─── Data section ───

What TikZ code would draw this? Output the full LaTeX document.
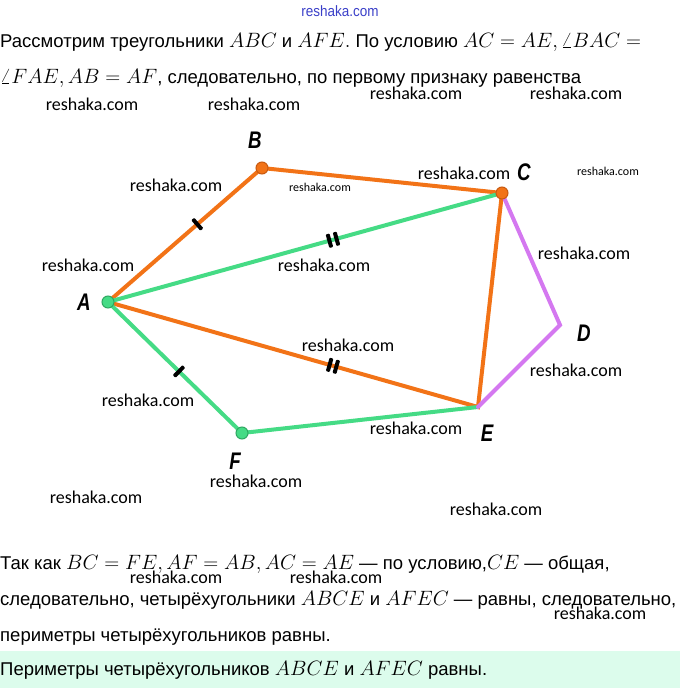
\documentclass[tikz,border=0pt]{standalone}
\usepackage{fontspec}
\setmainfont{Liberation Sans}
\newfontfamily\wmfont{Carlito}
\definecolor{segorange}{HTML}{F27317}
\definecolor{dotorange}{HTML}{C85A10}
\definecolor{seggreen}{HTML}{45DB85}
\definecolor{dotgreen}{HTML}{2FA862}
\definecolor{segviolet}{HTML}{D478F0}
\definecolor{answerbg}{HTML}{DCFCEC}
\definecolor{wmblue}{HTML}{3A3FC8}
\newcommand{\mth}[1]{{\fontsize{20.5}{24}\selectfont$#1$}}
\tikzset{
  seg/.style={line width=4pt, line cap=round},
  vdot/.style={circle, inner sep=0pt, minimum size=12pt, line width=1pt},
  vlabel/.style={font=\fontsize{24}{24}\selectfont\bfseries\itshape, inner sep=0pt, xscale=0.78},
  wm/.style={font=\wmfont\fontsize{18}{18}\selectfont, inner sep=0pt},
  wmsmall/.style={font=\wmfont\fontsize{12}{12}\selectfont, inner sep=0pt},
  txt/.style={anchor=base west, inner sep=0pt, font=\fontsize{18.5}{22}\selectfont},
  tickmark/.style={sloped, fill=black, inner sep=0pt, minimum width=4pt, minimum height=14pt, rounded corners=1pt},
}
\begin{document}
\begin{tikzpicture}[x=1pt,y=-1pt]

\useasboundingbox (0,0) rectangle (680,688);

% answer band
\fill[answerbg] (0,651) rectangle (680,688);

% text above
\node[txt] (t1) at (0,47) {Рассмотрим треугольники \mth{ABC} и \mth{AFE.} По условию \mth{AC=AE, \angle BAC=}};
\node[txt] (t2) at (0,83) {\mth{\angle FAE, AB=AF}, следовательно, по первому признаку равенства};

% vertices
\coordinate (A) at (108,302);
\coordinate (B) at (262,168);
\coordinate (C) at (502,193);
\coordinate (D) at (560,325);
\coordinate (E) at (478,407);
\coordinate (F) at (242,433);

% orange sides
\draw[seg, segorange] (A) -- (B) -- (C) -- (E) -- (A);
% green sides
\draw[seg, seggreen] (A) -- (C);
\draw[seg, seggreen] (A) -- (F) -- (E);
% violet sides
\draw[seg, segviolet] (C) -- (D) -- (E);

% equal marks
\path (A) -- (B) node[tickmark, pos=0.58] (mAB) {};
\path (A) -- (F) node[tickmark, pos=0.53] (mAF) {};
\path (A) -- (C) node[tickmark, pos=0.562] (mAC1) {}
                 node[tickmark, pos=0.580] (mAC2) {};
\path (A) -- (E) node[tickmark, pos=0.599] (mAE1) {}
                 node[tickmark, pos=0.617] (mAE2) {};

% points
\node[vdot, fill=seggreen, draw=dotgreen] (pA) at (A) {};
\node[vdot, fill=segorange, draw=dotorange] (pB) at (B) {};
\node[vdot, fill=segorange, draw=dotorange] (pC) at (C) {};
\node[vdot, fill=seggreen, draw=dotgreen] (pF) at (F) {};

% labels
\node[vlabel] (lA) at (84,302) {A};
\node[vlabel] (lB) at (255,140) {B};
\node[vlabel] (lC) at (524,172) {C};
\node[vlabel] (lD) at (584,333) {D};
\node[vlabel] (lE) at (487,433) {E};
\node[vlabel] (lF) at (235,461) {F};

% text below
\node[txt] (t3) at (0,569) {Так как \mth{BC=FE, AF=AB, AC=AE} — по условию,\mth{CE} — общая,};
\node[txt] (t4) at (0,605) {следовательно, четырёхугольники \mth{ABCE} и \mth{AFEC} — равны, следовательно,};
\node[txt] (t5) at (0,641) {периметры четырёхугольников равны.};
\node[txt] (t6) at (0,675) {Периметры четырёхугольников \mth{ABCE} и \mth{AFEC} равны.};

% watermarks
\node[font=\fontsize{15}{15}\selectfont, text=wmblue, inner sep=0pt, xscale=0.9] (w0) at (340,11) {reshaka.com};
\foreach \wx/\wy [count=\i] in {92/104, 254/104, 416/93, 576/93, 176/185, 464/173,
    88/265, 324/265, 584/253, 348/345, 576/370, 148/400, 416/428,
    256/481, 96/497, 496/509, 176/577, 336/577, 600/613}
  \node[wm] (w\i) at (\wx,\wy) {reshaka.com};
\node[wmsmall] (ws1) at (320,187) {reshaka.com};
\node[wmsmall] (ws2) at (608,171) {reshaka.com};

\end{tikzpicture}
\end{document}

───

What you are asked to do =
In the data above, please extract the lines from the first one through the line with "(t2) at (0,83)", exactly, and keep pictures out.

Response to this task =
What TikZ code would draw this? Output the full LaTeX document.
\documentclass[tikz,border=0pt]{standalone}
\usepackage{fontspec}
\setmainfont{Liberation Sans}
\newfontfamily\wmfont{Carlito}
\definecolor{segorange}{HTML}{F27317}
\definecolor{dotorange}{HTML}{C85A10}
\definecolor{seggreen}{HTML}{45DB85}
\definecolor{dotgreen}{HTML}{2FA862}
\definecolor{segviolet}{HTML}{D478F0}
\definecolor{answerbg}{HTML}{DCFCEC}
\definecolor{wmblue}{HTML}{3A3FC8}
\newcommand{\mth}[1]{{\fontsize{20.5}{24}\selectfont$#1$}}
\tikzset{
  seg/.style={line width=4pt, line cap=round},
  vdot/.style={circle, inner sep=0pt, minimum size=12pt, line width=1pt},
  vlabel/.style={font=\fontsize{24}{24}\selectfont\bfseries\itshape, inner sep=0pt, xscale=0.78},
  wm/.style={font=\wmfont\fontsize{18}{18}\selectfont, inner sep=0pt},
  wmsmall/.style={font=\wmfont\fontsize{12}{12}\selectfont, inner sep=0pt},
  txt/.style={anchor=base west, inner sep=0pt, font=\fontsize{18.5}{22}\selectfont},
  tickmark/.style={sloped, fill=black, inner sep=0pt, minimum width=4pt, minimum height=14pt, rounded corners=1pt},
}
\begin{document}
\begin{tikzpicture}[x=1pt,y=-1pt]

\useasboundingbox (0,0) rectangle (680,688);

% answer band
\fill[answerbg] (0,651) rectangle (680,688);

% text above
\node[txt] (t1) at (0,47) {Рассмотрим треугольники \mth{ABC} и \mth{AFE.} По условию \mth{AC=AE, \angle BAC=}};
\node[txt] (t2) at (0,83) {\mth{\angle FAE, AB=AF}, следовательно, по первому признаку равенства};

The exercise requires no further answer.